Oxy-fuel cutting primarily uses oxygen and a fuel gas. The most common fuel gases are acetylene, propane, natural gas, and propylene. 1. **Oxygen**: Oxygen is crucial for the cutting process. It supports combustion and reacts with the metal to form iron oxide, which is blown away to create the cut. The purity and pressure of oxygen directly affect the cutting speed and quality. 2. **Acetylene**: Acetylene is the most popular fuel gas due to its high flame temperature, around 3,160°C (5,720°F). It provides a concentrated and intense flame, making it ideal for cutting thicker materials.

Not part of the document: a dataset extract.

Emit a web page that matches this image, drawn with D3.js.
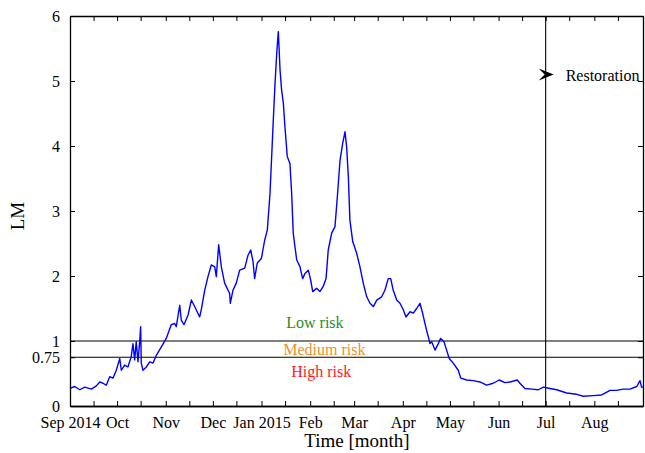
<!DOCTYPE html>
<html>
<head>
<meta charset="utf-8">
<script src="https://cdn.jsdelivr.net/npm/d3@7"></script>
<style>
  body { margin: 0; background: #fff; }
  text { font-family: "Liberation Serif", "Times New Roman", serif; }
</style>
</head>
<body>
<div id="my_dataviz"></div>
<script>
// LM series: days since 1 Sep 2014 and the value
var days = [0, 3.0, 6.2, 9.4, 13.6, 16.8, 18.9, 21.0, 23.1, 25.3, 27.4, 29.5, 31.7, 32.7, 34.8, 36.9,
  39.0, 40.1, 41.2, 42.2, 43.3, 44.4, 45.0, 45.4, 46.5, 48.6, 50.8, 52.9, 55.0, 58.2, 61.3, 64.5,
  66.7, 67.7, 69.9, 70.9, 72.6, 75.2, 77.3, 79.4, 82.6, 83.6, 85.8, 87.9, 90.0, 92.2, 93.2, 94.7,
  96.4, 98.5, 101.7, 102.1, 103.8, 105.9, 108.1, 111.3, 113.4, 115.1, 116.6, 117.6, 119.3, 121.9,
  124.0, 125.7, 127.4, 129.5, 130.6, 131.7, 132.7, 133.8, 134.8, 135.9, 136.9, 138.4, 140.1, 141.2,
  142.2, 143.3, 144.4, 146.5, 148.2, 149.7, 151.8, 153.3, 154.6, 157.1, 159.2, 161.3, 163.1, 164.5,
  166.7, 168.8, 170.3, 172.0, 173.7, 175.2, 176.2, 177.3, 178.3, 180.1, 182.6, 184.7, 186.8, 189.0,
  191.1, 193.2, 195.4, 198.5, 200.6, 202.7, 204.3, 205.9, 208.1, 210.2, 212.3, 214.0, 216.6, 218.7,
  220.8, 222.9, 224.6, 226.1, 227.6, 228.2, 229.3, 230.4, 232.5, 234.6, 236.1, 238.2, 239.9, 241.6,
  244.1, 247.3, 248.9, 252.7, 256.9, 261.1, 265.4, 269.6, 273.4, 277.1, 280.3, 284.9, 286.6, 289.8,
  294.1, 298.3, 301.5, 305.7, 310.0, 316.4, 322.7, 327.0, 333.3, 338.7, 344.0, 348.2, 352.5, 356.7,
  361.0, 363.1, 364.1, 365];
var lm = [0.27, 0.30, 0.25, 0.29, 0.26, 0.31, 0.37, 0.35, 0.32, 0.45, 0.43, 0.55, 0.73, 0.55, 0.63, 0.60,
  0.76, 0.96, 0.71, 0.99, 0.68, 0.99, 1.22, 0.66, 0.55, 0.60, 0.68, 0.66, 0.78, 0.91, 1.04, 1.25,
  1.27, 1.22, 1.55, 1.32, 1.25, 1.40, 1.63, 1.53, 1.37, 1.48, 1.78, 1.99, 2.17, 2.14, 1.99, 2.48,
  2.14, 1.89, 1.73, 1.58, 1.78, 1.89, 2.09, 2.12, 2.32, 2.40, 2.22, 1.96, 2.20, 2.27,
  2.55, 2.71, 3.27, 4.40, 4.96, 5.43, 5.76, 5.17, 4.86, 4.66, 4.30, 3.84, 3.73, 3.27,
  2.66, 2.45, 2.25, 2.14, 1.96, 2.04, 2.09, 1.94, 1.76, 1.81, 1.76, 1.84, 1.96, 2.40,
  2.66, 2.76, 3.22, 3.78, 4.04, 4.22, 3.99, 3.53, 2.86, 2.53, 2.35, 2.14, 1.89, 1.68,
  1.58, 1.53, 1.63, 1.68, 1.78, 1.96, 1.96, 1.78, 1.63, 1.58, 1.48, 1.37, 1.45, 1.43,
  1.50, 1.58, 1.43, 1.27, 1.12, 1.07, 0.96, 0.99, 0.86, 0.96, 1.04, 0.99, 0.86, 0.73,
  0.66, 0.55, 0.43, 0.40, 0.39, 0.37, 0.32, 0.35, 0.40, 0.36, 0.37, 0.40, 0.35, 0.27,
  0.26, 0.25, 0.29, 0.27, 0.25, 0.20, 0.18, 0.15, 0.16, 0.17, 0.24, 0.24, 0.26, 0.26,
  0.30, 0.39, 0.29, 0.29];

var yTicks = [0, 0.75, 1, 2, 3, 4, 5, 6];
var thresholds = [1, 0.75];
var riskLabels = ["Low risk", "Medium risk", "High risk"];
var riskColors = ["#2a8a2a", "#e8922c", "#ff1a1a"];
var riskDays = [156, 162, 160];       // where the risk labels sit (days)
var riskLevels = [1.2, 0.79, 0.44];   // and at what LM level
var restorationDay = 303;             // 1 Jul 2015

// set the dimensions and margins of the graph
var margin = {top: 16, right: 2, bottom: 47, left: 70},
    width = 645 - margin.left - margin.right,
    height = 453 - margin.top - margin.bottom;

var svg = d3.select("#my_dataviz")
  .append("svg")
    .attr("width", 645)
    .attr("height", 453)
  .append("g")
    .attr("transform", "translate(" + margin.left + "," + margin.top + ")");

var start = new Date(Date.UTC(2014, 8, 1)),
    end = new Date(Date.UTC(2015, 8, 1));
function dayToDate(d) { return new Date(start.getTime() + d * 864e5); }

var x = d3.scaleUtc().domain([start, end]).range([0, width]);
var y = d3.scaleLinear().domain([0, 6]).range([height, 0]);

var data = days.map(function(d, i) { return {date: dayToDate(d), v: lm[i]}; });

// month ticks + mid-month minor ticks
var months = d3.utcMonth.range(start, d3.utcDay.offset(end, 1));
var mids = d3.utcMonth.range(start, end).map(function(m) { return d3.utcDay.offset(m, 15); });
var fmt = function(d) {
  var m = d3.utcFormat("%b")(d);
  if (d.getUTCMonth() === 8 && d.getUTCFullYear() === 2014) return "Sep 2014";
  if (d.getUTCMonth() === 0) return "Jan 2015";
  if (d.getTime() === end.getTime()) return "";
  return m;
};

// threshold lines
svg.selectAll(".thr")
  .data(thresholds)
  .enter().append("line")
    .attr("x1", 0).attr("x2", width)
    .attr("y1", function(d) { return y(d); })
    .attr("y2", function(d) { return y(d); })
    .attr("stroke", "black")
    .attr("stroke-width", 1.1);

// restoration line
svg.append("line")
  .attr("x1", x(dayToDate(restorationDay))).attr("x2", x(dayToDate(restorationDay)))
  .attr("y1", 0).attr("y2", height)
  .attr("stroke", "black")
  .attr("stroke-width", 1.1);

// the LM line
svg.append("path")
  .datum(data)
  .attr("fill", "none")
  .attr("stroke", "#0000ff")
  .attr("stroke-width", 1.4)
  .attr("stroke-linejoin", "round")
  .attr("d", d3.line()
    .x(function(d) { return x(d.date); })
    .y(function(d) { return y(d.v); }));

// risk labels
svg.selectAll(".risk")
  .data(riskLabels)
  .enter().append("text")
    .attr("x", function(d, i) { return x(dayToDate(riskDays[i])); })
    .attr("y", function(d, i) { return y(riskLevels[i]); })
    .attr("text-anchor", "middle")
    .style("font-size", "16px")
    .style("fill", function(d, i) { return riskColors[i]; })
    .text(function(d) { return d; });

// arrow + Restoration label
var ax = x(dayToDate(restorationDay)), ay = y(5.1);
svg.append("path")
  .attr("d", "M" + (ax + 8) + "," + ay + " L" + (ax - 7) + "," + (ay - 6) +
    " L" + (ax - 1) + "," + ay + " L" + (ax - 7) + "," + (ay + 6) + "Z")
  .attr("fill", "black");
svg.append("text")
  .attr("x", ax + 20)
  .attr("y", y(5.1) + 6)
  .style("font-size", "16px")
  .text("Restoration");

// axes (ticks inward, mirrored on top/right)
function styleAxis(g) {
  g.selectAll("path").attr("stroke", "black").attr("stroke-width", 1.3);
  g.selectAll("line").attr("stroke", "black").attr("stroke-width", 1);
  g.selectAll("text").style("font-family", "Liberation Serif, serif")
    .style("font-size", "16px").attr("fill", "black");
}

var gx = svg.append("g")
  .attr("transform", "translate(0," + height + ")")
  .call(d3.axisBottom(x).tickValues(months).tickFormat(fmt).tickSizeInner(-5).tickSizeOuter(0).tickPadding(11));
gx.call(styleAxis);
svg.append("g")
  .attr("transform", "translate(0," + height + ")")
  .call(d3.axisBottom(x).tickValues(mids).tickFormat("").tickSizeInner(-5).tickSizeOuter(0))
  .call(styleAxis);
svg.append("g")
  .call(d3.axisTop(x).tickValues(months.concat(mids)).tickFormat("").tickSizeInner(-5).tickSizeOuter(0))
  .call(styleAxis);

svg.append("g")
  .call(d3.axisLeft(y).tickValues(yTicks).tickFormat(d3.format("")).tickSizeInner(-5).tickSizeOuter(0).tickPadding(10))
  .call(styleAxis);
svg.append("g")
  .attr("transform", "translate(" + width + ",0)")
  .call(d3.axisRight(y).tickValues(yTicks).tickFormat("").tickSizeInner(-5).tickSizeOuter(0))
  .call(styleAxis);

// axis titles
svg.append("text")
  .attr("text-anchor", "middle")
  .attr("x", 357 - margin.left)
  .attr("y", 447 - margin.top)
  .style("font-size", "19px")
  .text("Time [month]");

svg.append("text")
  .attr("text-anchor", "middle")
  .attr("transform", "rotate(-90)")
  .attr("x", -(216 - margin.top))
  .attr("y", 24 - margin.left)
  .style("font-size", "19px")
  .text("LM");
</script>
</body>
</html>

However, it is unstable at pressures above 15 psi, requiring careful handling. 3. **Propane**: Propane burns at a lower temperature than acetylene, approximately 2,828°C (5,120°F). It is less expensive and safer to store, making it suitable for cutting thinner materials. Propane's broader flame is less intense, which can result in slower cutting speeds. 4. **Natural Gas**: Natural gas is cost-effective and readily available. It burns at a lower temperature, similar to propane, and is used for cutting thinner materials or in applications where cost is a significant factor. Its lower flame temperature results in slower cutting speeds. 5. **Propylene**: Propylene offers a flame temperature of about 2,870°C (5,198°F), higher than propane but lower than acetylene. It provides a balance between cost and performance, offering a hotter flame than propane and better cutting speeds. Each gas affects the cutting process in terms of flame temperature, cutting speed, and material thickness capability. The choice of gas depends on the specific requirements of the cutting task, including material type, thickness, and cost considerations.